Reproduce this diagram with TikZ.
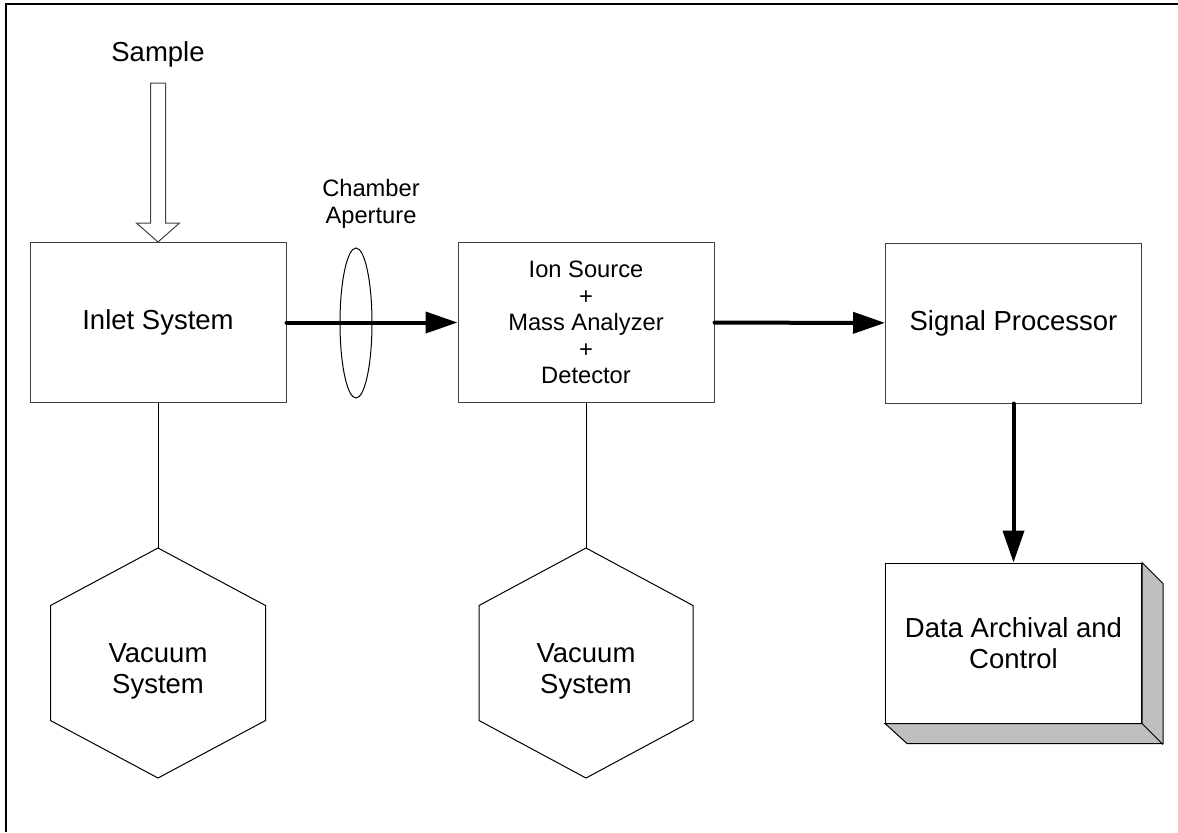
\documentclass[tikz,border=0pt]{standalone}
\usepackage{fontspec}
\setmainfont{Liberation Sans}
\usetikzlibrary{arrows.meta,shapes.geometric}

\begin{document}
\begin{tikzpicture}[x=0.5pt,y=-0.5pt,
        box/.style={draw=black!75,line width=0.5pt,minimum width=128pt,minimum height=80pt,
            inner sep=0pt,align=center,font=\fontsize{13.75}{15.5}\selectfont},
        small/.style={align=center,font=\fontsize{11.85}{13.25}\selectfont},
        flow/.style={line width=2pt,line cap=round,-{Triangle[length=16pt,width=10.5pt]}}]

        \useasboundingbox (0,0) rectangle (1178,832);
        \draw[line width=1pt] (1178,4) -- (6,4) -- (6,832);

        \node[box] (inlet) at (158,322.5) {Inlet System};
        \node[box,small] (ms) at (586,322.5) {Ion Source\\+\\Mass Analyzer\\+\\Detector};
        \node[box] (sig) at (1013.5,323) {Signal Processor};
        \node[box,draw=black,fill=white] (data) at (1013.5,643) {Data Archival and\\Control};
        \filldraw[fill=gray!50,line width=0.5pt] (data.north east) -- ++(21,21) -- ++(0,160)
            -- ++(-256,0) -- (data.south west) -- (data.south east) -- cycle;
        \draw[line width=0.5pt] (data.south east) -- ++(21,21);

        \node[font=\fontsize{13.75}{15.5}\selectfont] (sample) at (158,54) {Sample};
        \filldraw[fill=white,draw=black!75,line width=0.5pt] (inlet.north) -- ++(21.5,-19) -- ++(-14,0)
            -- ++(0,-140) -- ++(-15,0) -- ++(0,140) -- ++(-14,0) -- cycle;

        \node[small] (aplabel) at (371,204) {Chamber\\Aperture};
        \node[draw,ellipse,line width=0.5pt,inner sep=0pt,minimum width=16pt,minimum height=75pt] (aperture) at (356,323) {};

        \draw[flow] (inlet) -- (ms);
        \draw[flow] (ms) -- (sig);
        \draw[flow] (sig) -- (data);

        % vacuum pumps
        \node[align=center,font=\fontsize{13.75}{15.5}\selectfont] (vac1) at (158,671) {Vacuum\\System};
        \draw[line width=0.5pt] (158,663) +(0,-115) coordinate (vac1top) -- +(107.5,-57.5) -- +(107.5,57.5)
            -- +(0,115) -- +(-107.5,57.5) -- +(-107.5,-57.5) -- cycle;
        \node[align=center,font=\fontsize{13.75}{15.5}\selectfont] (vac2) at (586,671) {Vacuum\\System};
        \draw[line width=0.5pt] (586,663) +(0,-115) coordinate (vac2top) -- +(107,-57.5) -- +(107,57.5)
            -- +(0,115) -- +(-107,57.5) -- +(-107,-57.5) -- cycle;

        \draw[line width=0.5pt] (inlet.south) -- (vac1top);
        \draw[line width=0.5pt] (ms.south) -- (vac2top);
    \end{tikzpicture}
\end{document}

#### [WHAT NEEDS TO BE DONE]
Return to the listing above and set it down exactly, leaving out its pictures.

#### [EXERCISE OUTPUT]
Reproduce this diagram with TikZ.
\documentclass[tikz,border=0pt]{standalone}
\usepackage{fontspec}
\setmainfont{Liberation Sans}
\usetikzlibrary{arrows.meta,shapes.geometric}

\begin{document}
\begin{tikzpicture}[x=0.5pt,y=-0.5pt,
        box/.style={draw=black!75,line width=0.5pt,minimum width=128pt,minimum height=80pt,
            inner sep=0pt,align=center,font=\fontsize{13.75}{15.5}\selectfont},
        small/.style={align=center,font=\fontsize{11.85}{13.25}\selectfont},
        flow/.style={line width=2pt,line cap=round,-{Triangle[length=16pt,width=10.5pt]}}]

        \useasboundingbox (0,0) rectangle (1178,832);
        \draw[line width=1pt] (1178,4) -- (6,4) -- (6,832);

        \node[box] (inlet) at (158,322.5) {Inlet System};
        \node[box,small] (ms) at (586,322.5) {Ion Source\\+\\Mass Analyzer\\+\\Detector};
        \node[box] (sig) at (1013.5,323) {Signal Processor};
        \node[box,draw=black,fill=white] (data) at (1013.5,643) {Data Archival and\\Control};
        \filldraw[fill=gray!50,line width=0.5pt] (data.north east) -- ++(21,21) -- ++(0,160)
            -- ++(-256,0) -- (data.south west) -- (data.south east) -- cycle;
        \draw[line width=0.5pt] (data.south east) -- ++(21,21);

        \node[font=\fontsize{13.75}{15.5}\selectfont] (sample) at (158,54) {Sample};
        \filldraw[fill=white,draw=black!75,line width=0.5pt] (inlet.north) -- ++(21.5,-19) -- ++(-14,0)
            -- ++(0,-140) -- ++(-15,0) -- ++(0,140) -- ++(-14,0) -- cycle;

        \node[small] (aplabel) at (371,204) {Chamber\\Aperture};
        \node[draw,ellipse,line width=0.5pt,inner sep=0pt,minimum width=16pt,minimum height=75pt] (aperture) at (356,323) {};

        \draw[flow] (inlet) -- (ms);
        \draw[flow] (ms) -- (sig);
        \draw[flow] (sig) -- (data);

        % vacuum pumps
        \node[align=center,font=\fontsize{13.75}{15.5}\selectfont] (vac1) at (158,671) {Vacuum\\System};
        \draw[line width=0.5pt] (158,663) +(0,-115) coordinate (vac1top) -- +(107.5,-57.5) -- +(107.5,57.5)
            -- +(0,115) -- +(-107.5,57.5) -- +(-107.5,-57.5) -- cycle;
        \node[align=center,font=\fontsize{13.75}{15.5}\selectfont] (vac2) at (586,671) {Vacuum\\System};
        \draw[line width=0.5pt] (586,663) +(0,-115) coordinate (vac2top) -- +(107,-57.5) -- +(107,57.5)
            -- +(0,115) -- +(-107,57.5) -- +(-107,-57.5) -- cycle;

        \draw[line width=0.5pt] (inlet.south) -- (vac1top);
        \draw[line width=0.5pt] (ms.south) -- (vac2top);
    \end{tikzpicture}
\end{document}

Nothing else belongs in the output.